The recording over, we repaired to the bar.  The BBC Club was a legendary place where programme ideas were born and careers could be made or broken.   Alan signed us in at the desk – you could only get in with a member – and we spent an hour or so listening to stories from Peter Jones.  How I wish I’d known then, what I learned in later years about Peter’s fabulous career.  The things I could have asked him; about his improvs with Peter Ustinov, on working on The Rag Trade and Beggar My Neighbour and doing sketches with Spike Milligan, and… oh, so much more.

Mild and Bitter

Peter Jones in “Mild and Bitter” © BBC 1966

Later that week, Alan Bell and his actress wife Constance Carling (who’d once played an Auton secretary in a Jon Pertwee Doctor Who story!) came to meet me at The One Tun pub on Saffron Hill, near Farringdon.  This was the first Thursday of the month, the regular pub gathering for London-based Sci-Fi fans.
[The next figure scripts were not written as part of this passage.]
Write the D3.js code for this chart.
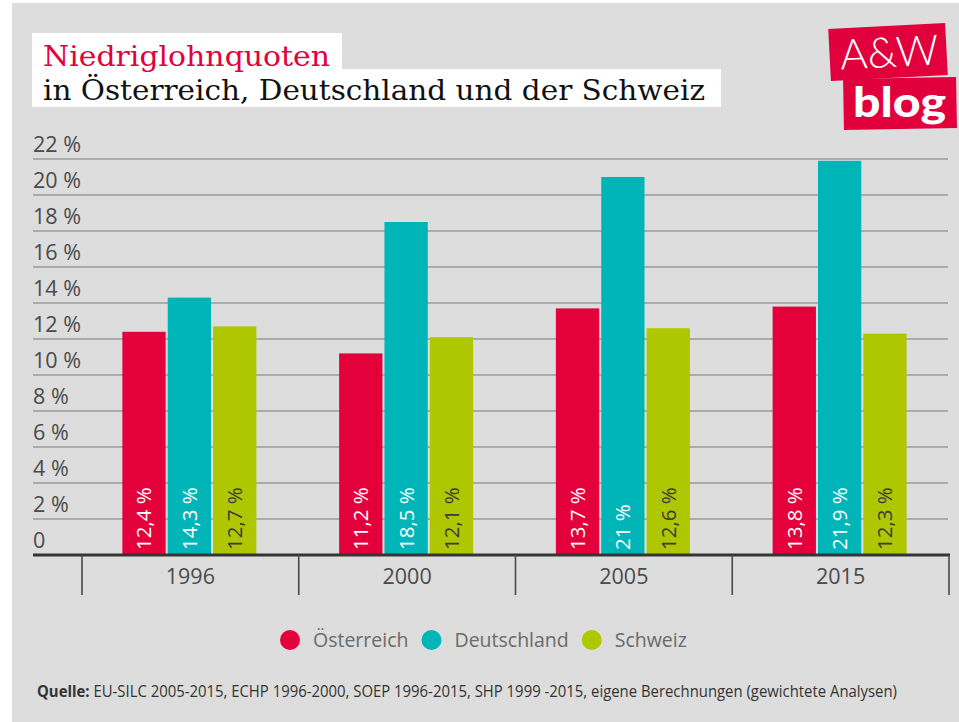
<!DOCTYPE html>
<html>
<head>
<meta charset="utf-8">
<script src="https://cdn.jsdelivr.net/npm/d3@7"></script>
<style>
  html, body { margin: 0; padding: 0; background: #ffffff; }
  svg { display: block; }
</style>
</head>
<body>
<div id="chart"></div>
<script>
// Low-wage shares (percent of employees) by country and year
const years = ["1996", "2000", "2005", "2015"];
const countries = ["Österreich", "Deutschland", "Schweiz"];
const oesterreich = [12.4, 11.2, 13.7, 13.8];
const deutschland = [14.3, 18.5, 21.0, 21.9];
const schweiz = [12.7, 12.1, 12.6, 12.3];
const valueLabels = {
  "Österreich": ["12,4 %", "11,2 %", "13,7 %", "13,8 %"],
  "Deutschland": ["14,3 %", "18,5 %", "21 %", "21,9 %"],
  "Schweiz": ["12,7 %", "12,1 %", "12,6 %", "12,3 %"]
};
const yTicks = [0, 2, 4, 6, 8, 10, 12, 14, 16, 18, 20, 22];
const yTickLabels = ["0", "2 %", "4 %", "6 %", "8 %", "10 %", "12 %", "14 %", "16 %", "18 %", "20 %", "22 %"];

const seriesValues = {
  "Österreich": oesterreich,
  "Deutschland": deutschland,
  "Schweiz": schweiz
};
const colors = {
  "Österreich": "#e4003b",
  "Deutschland": "#00b5b7",
  "Schweiz": "#afc700"
};
const labelColors = {
  "Österreich": "#ffffff",
  "Deutschland": "#ffffff",
  "Schweiz": "#3c3c3c"
};

const W = 959, H = 722;
const sans = "'Open Sans', 'Noto Sans', sans-serif";

const svg = d3.select("#chart").append("svg")
  .attr("width", W).attr("height", H);

// page background
svg.append("rect").attr("x", 12).attr("y", 3)
  .attr("width", W - 12).attr("height", H - 3).attr("fill", "#dddddd");

// scales
const x0 = d3.scaleBand().domain(years).range([82, 949]);
const x1 = d3.scaleBand().domain(countries).range([-68, 66]).paddingInner(0.045);
const y = d3.scaleLinear().domain([0, 22]).range([555, 159]);

// horizontal grid lines
const grid = svg.append("g");
grid.selectAll("line").data(yTicks.filter(d => d > 0)).join("line")
  .attr("x1", 33).attr("x2", 948)
  .attr("y1", d => y(d)).attr("y2", d => y(d))
  .attr("stroke", "#9a9a9a").attr("stroke-width", 1.5);

// tick labels sit just above their line
svg.append("g").selectAll("text").data(yTicks).join("text")
  .attr("x", 33).attr("y", d => y(d) - 7)
  .attr("font-family", sans).attr("font-size", 21.5)
  .attr("fill", "#4a4a4a")
  .text((d, i) => yTickLabels[i]);

// bars
const groups = svg.append("g").selectAll("g").data(years).join("g")
  .attr("transform", d => `translate(${x0(d) + x0.bandwidth() / 2},0)`);

groups.selectAll("rect")
  .data((yr, i) => countries.map(c => ({ c, v: seriesValues[c][i], i })))
  .join("rect")
  .attr("x", d => x1(d.c))
  .attr("width", x1.bandwidth())
  .attr("y", d => y(d.v))
  .attr("height", d => y(0) - y(d.v))
  .attr("fill", d => colors[d.c]);

// rotated value labels at the foot of each bar
groups.selectAll("text.val")
  .data((yr, i) => countries.map(c => ({ c, v: seriesValues[c][i], i })))
  .join("text")
  .attr("class", "val")
  .attr("transform", d => `translate(${x1(d.c) + x1.bandwidth() / 2},${y(0) - 5}) rotate(-90)`)
  .attr("dy", "0.36em")
  .attr("text-anchor", "start")
  .attr("font-family", sans).attr("font-size", 20.5)
  .attr("fill", d => labelColors[d.c])
  .text(d => valueLabels[d.c][d.i]);

// base axis line
svg.append("line").attr("x1", 33).attr("x2", 950)
  .attr("y1", y(0)).attr("y2", y(0))
  .attr("stroke", "#353535").attr("stroke-width", 2.8);

// category separators
const edges = years.map(d => x0(d)).concat([x0.range()[1]]);
svg.append("g").selectAll("line").data(edges).join("line")
  .attr("x1", d => d).attr("x2", d => d)
  .attr("y1", y(0)).attr("y2", 595)
  .attr("stroke", "#4a4a4a").attr("stroke-width", 1.6);

// category labels
svg.append("g").selectAll("text").data(years).join("text")
  .attr("x", d => x0(d) + x0.bandwidth() / 2).attr("y", 584)
  .attr("text-anchor", "middle")
  .attr("font-family", sans).attr("font-size", 21.5)
  .attr("fill", "#4a4a4a")
  .text(d => d);

// legend
const legend = svg.append("g");
let lx = 280;
countries.forEach(c => {
  legend.append("circle").attr("cx", lx + 10).attr("cy", 640).attr("r", 10)
    .attr("fill", colors[c]);
  const t = legend.append("text").attr("x", lx + 33).attr("y", 647)
    .attr("font-family", sans).attr("font-size", 19.5)
    .attr("fill", "#6a6a6a").text(c);
  lx += 33 + t.node().getComputedTextLength() + 13;
});

// title boxes
svg.append("rect").attr("x", 32).attr("y", 33).attr("width", 310).attr("height", 37).attr("fill", "#ffffff");
svg.append("rect").attr("x", 32).attr("y", 69).attr("width", 689).attr("height", 38).attr("fill", "#ffffff");

const serif = "'DejaVu Serif', 'Liberation Serif', serif";
svg.append("text").attr("x", 43).attr("y", 66)
  .attr("font-family", serif).attr("font-size", 27)
  .attr("textLength", 287).attr("lengthAdjust", "spacingAndGlyphs")
  .attr("fill", "#e4003b").text("Niedriglohnquoten");
svg.append("text").attr("x", 43).attr("y", 100)
  .attr("font-family", serif).attr("font-size", 28)
  .attr("textLength", 662).attr("lengthAdjust", "spacingAndGlyphs")
  .attr("fill", "#111111").text("in Österreich, Deutschland und der Schweiz");

// logo
const logo = svg.append("g");
logo.append("rect").attr("x", -58.5).attr("y", -26).attr("width", 117).attr("height", 52)
  .attr("fill", "#e2003c")
  .attr("transform", "translate(888,52) rotate(-3)");
logo.append("rect").attr("x", -56.5).attr("y", -25.5).attr("width", 113).attr("height", 51)
  .attr("fill", "#e2003c")
  .attr("transform", "translate(900,103.5) rotate(-1)");
logo.append("text").attr("x", 0).attr("y", 0)
  .attr("transform", "translate(890,67) rotate(-3)")
  .attr("text-anchor", "middle")
  .attr("font-family", "Lato, 'Open Sans', sans-serif").attr("font-weight", 300)
  .attr("font-size", 42).attr("fill", "#ffffff").text("A&W");
logo.append("text").attr("x", 853).attr("y", 117)
  .attr("font-family", "Lato, 'Open Sans', sans-serif").attr("font-weight", 900)
  .attr("font-size", 42)
  .attr("textLength", 93).attr("lengthAdjust", "spacingAndGlyphs")
  .attr("fill", "#ffffff").text("blog");

// source note
const src = svg.append("text").attr("x", 37).attr("y", 697)
  .attr("font-family", "'Liberation Sans Narrow', 'Open Sans', sans-serif")
  .attr("font-size", 15.5)
  .attr("textLength", 860).attr("lengthAdjust", "spacingAndGlyphs")
  .attr("fill", "#333333");
src.append("tspan").attr("font-weight", 700).text("Quelle:");
src.append("tspan").text(" EU-SILC 2005-2015, ECHP 1996-2000, SOEP 1996-2015, SHP 1999 -2015, eigene Berechnungen (gewichtete Analysen)");
</script>
</body>
</html>
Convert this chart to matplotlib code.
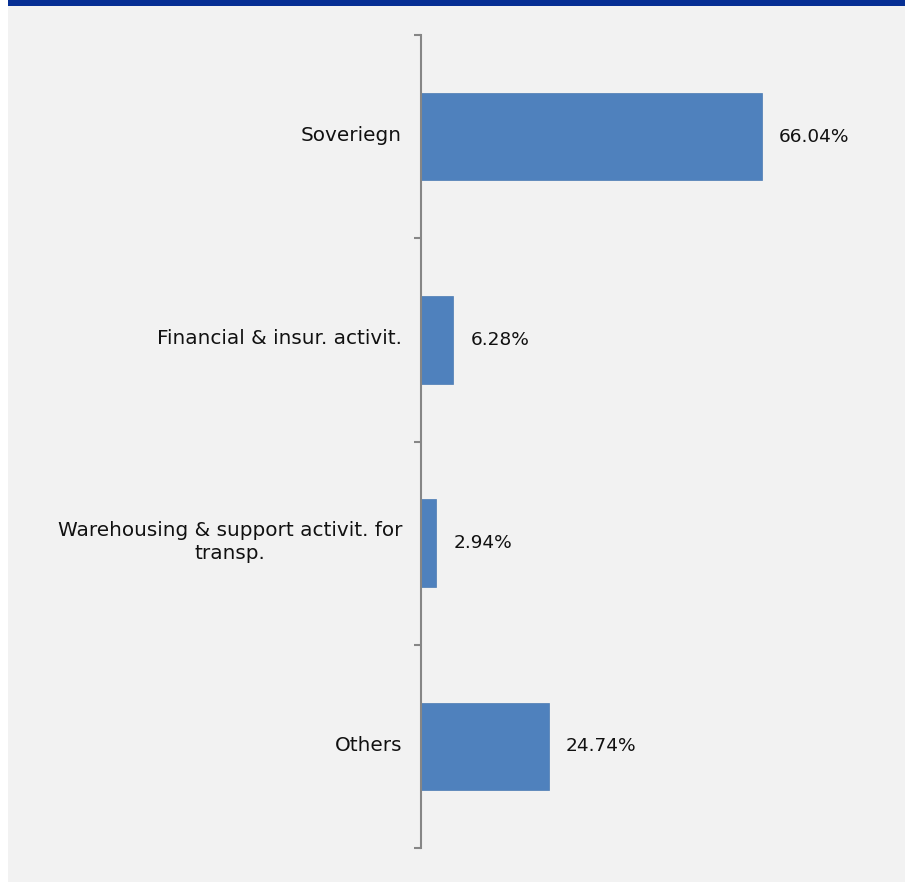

This organised geeky meeting had a long history, going back to the days of The White Hart, when a young Arthur C. Clarke and his chums had attended.  In more recent times, Douglas Adams had been known to prop up the bar at The One Tun.  Alan had brought 100 yellow paper copies of the flyer, inviting fans to the free screening at the NFT that Saturday.  There were plenty of eager takers, all curious to see how such an imaginative radio series would translate to the screen.

In a bewildering coincidence, someone else was also circulating around the pub that night, also handing out flyers to do with Hitchhiker!  His were glossy with colourful, airbrushed art, announcing a spectacular new stage production of Hitchhiker, which nobody there had yet heard about.  The show was due to open in a fortnight at the Rainbow Theatre, the famous 70s rock venue and former cinema, in Finsbury Park.  The man dishing out these flyers was actor John Joyce, doing it as a favour for his pal, the show’s maverick director, Ken Campbell.  John had played the verger in another Jon Pertwee Doctor Who story, The Daemons, but we didn’t know this at the time.  Honestly, The One Tun was full of avid Doctor Who fans, but nobody recognised him!  Much more interesting to us, this chap was looking for anyone who could make masks, to come and work on the new stage show.  Myself and couple of friends volunteered, but that’s another story…

Saturday 5th July came and the National Film Theatre, Screen Two on The South Bank of the Thames, was filled with eager Sci-Fi fans waiting to see the BBC’s new Hitchhiker’s Guide TV show.  I’m not certain when I first found out the purpose of this screening, but whenever it was, it seemed kind of crazy.  Like the radio series producers before him, Alan Bell had hit a familiar brick wall with his BBC superiors, who apparently weren’t at all sure whether the programme was actually funny or not.  They wanted a laughter track recorded before they would commit to a series.  Nobody on the production team was happy about this, least of all Douglas Adams, who came to the NFT and sat at the back with Simon Jones.

Alan Bell had cleverly struck a deal at short notice with the NFT to use their Screen 2, because it had the facility of a set of headphones between the seats for every audience member.  Normally, they would play alternative foreign soundtracks at certain screenings.  For Alan, it meant his sound supervisor Mike McCarthy could arrange microphones to record the audience laughter in  isolation, free from the actual programme sound as it played on the multiple TV monitors lining the auditorium.  However, Alan felt that audience laughter is a communal thing.  People laugh together as a crowd, setting each other off, the laughter rippling through the seats in waves.  If the punters have their hearing restricted to just the programme sound in their headphones,  their own expressions of mirth could not be sparked by hearing others laughing.  The last thing Alan needed was for any reactions to be subdued!

So, the Peter Jones video acted as a 9-minute warm-up act, but was mainly there to explain how to set your headphones slightly off one ear.  That done, the rest of the screening was a huge success.  The fans loved it.  Alan got what he wanted – a fulsome, hearty reaction from an adoring crowd.  Strictly speaking, the laughter track betrays the fact that it is indeed a rather knowing audience, because when Zaphod Beeblebrox, who isn’t actually in the first episode, appears as a graphic, the crowd inexplicably cheers.

The day was rounded off with the Pearce Studios annual summer party at a house in Slough, where the company used to be based.  My boss Rod had attended the screening earlier and agreed it had been terrific.  But the best part of the day as far as I was concerned, had been seeing Alan Bell sidling up to a long-legged, long-haired, slinky fan in false eyelashes, kinky boots and sci-fi bondage leathers.
“That’s a nice outfit,” purred Alan, “Where did you get it?”
“I made it myself,” replied the deep voice of the fan, also called Alan.